Yesterday, the Italian Society of Authors and Publishers (SIAE) revealed that its members’ works were being pulled from Meta platforms amid a licensing dispute. Now, the International Confederation of Music Publishers (ICMP) is publicly criticizing the Facebook parent’s alleged “strongarm tactics.”
The Brussels-based publishing representative weighed in on the Meta-SIAE disagreement today, via a brief release that was emailed to DMN. According to SIAE, the song pulldowns followed months of unsuccessful discussions with Meta, after the Instagram owner’s prior licensing deal expired at 2023’s start.
SIAE further accused Meta of making a “take it or leave it” lump-sum offer without providing “the fundamental information necessary for a fair negotiation.” And the mentioned music takedowns initiated shortly after this offer was rejected, according to SIAE, which likened Meta’s actions to “blackmail.”
Additionally, SIAE expressed the belief that Meta’s alleged failure to disclose requested information was “in contrast with the principles established by the Copyright Directive” – a point that ICMP director general John Phelan elaborated upon in comments of his own.
“Today, the music publishing industry is negotiating to ensure companies such as Meta now obey the law, which is crystal clear thanks to the Italian government showing strong support for the new EU Copyright Directive,” communicated Phelan, whose organization claims that it “represents approximately 90% of the world’s music” at present. “That law says that if companies like Meta and services like Facebook want to use others’ music, they must take a license and pay creators.
“What Meta is doing is using unsurprising strongarm tactics of demanding a ‘take it or leave it’ fee and when not happy, removing music to try and devalue the deal.

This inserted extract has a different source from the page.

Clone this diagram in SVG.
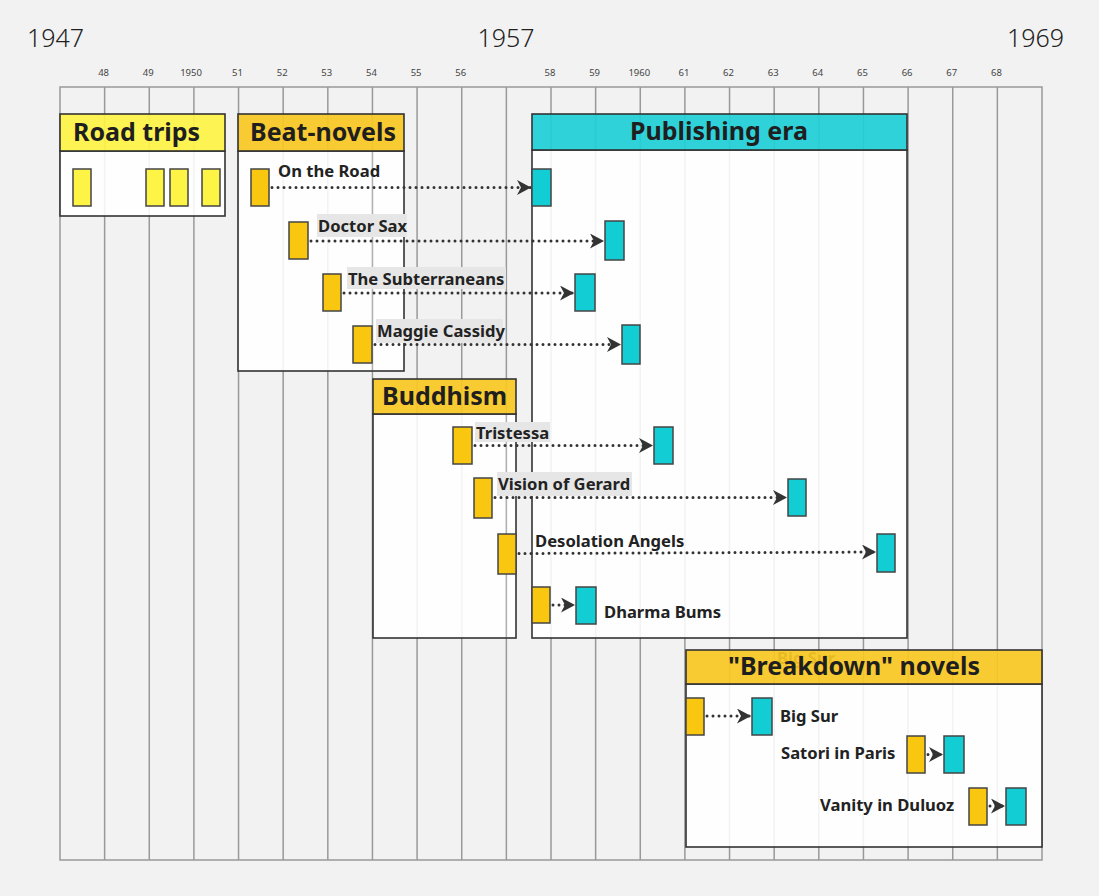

These tactics are not new. They were tried in France, Australia, Denmark, Canada and now Italy. They failed in these other countries and, they will not be allowed to succeed in Italy.
“Meta must obey the law and take a full and fair license for the music it wants to use and profit from. If it does not, it is in breach of Italian and EU law, namely Article 17 of the EU Copyright Directive,” continued Phelan.
(Article 17 is perhaps the most contentious provision within the highly controversial Copyright Directive, which Meta, Google, and others worked to defeat. Though four years have passed since the European Parliament voted in favor of the Directive, the EU’s Court of Justice only upheld Article 17, concerning the media-related liability of “online content-sharing service providers,” in late April of 2022.)
“ICMP stands right behind FEM [Italy’s Federation of Music Publishers] and all our songwriters and composer colleagues in the Italian music sector to ensure these goals are secured,” concluded Phelan.
At the time of this writing, Meta didn’t appear to have addressed the SIAE licensing impasse via a formal release, nor had the WhatsApp owner responded to DMN’s request for comment. Last year, the company inked a new licensing deal with Warner Music and announced a “music revenue sharing” feature.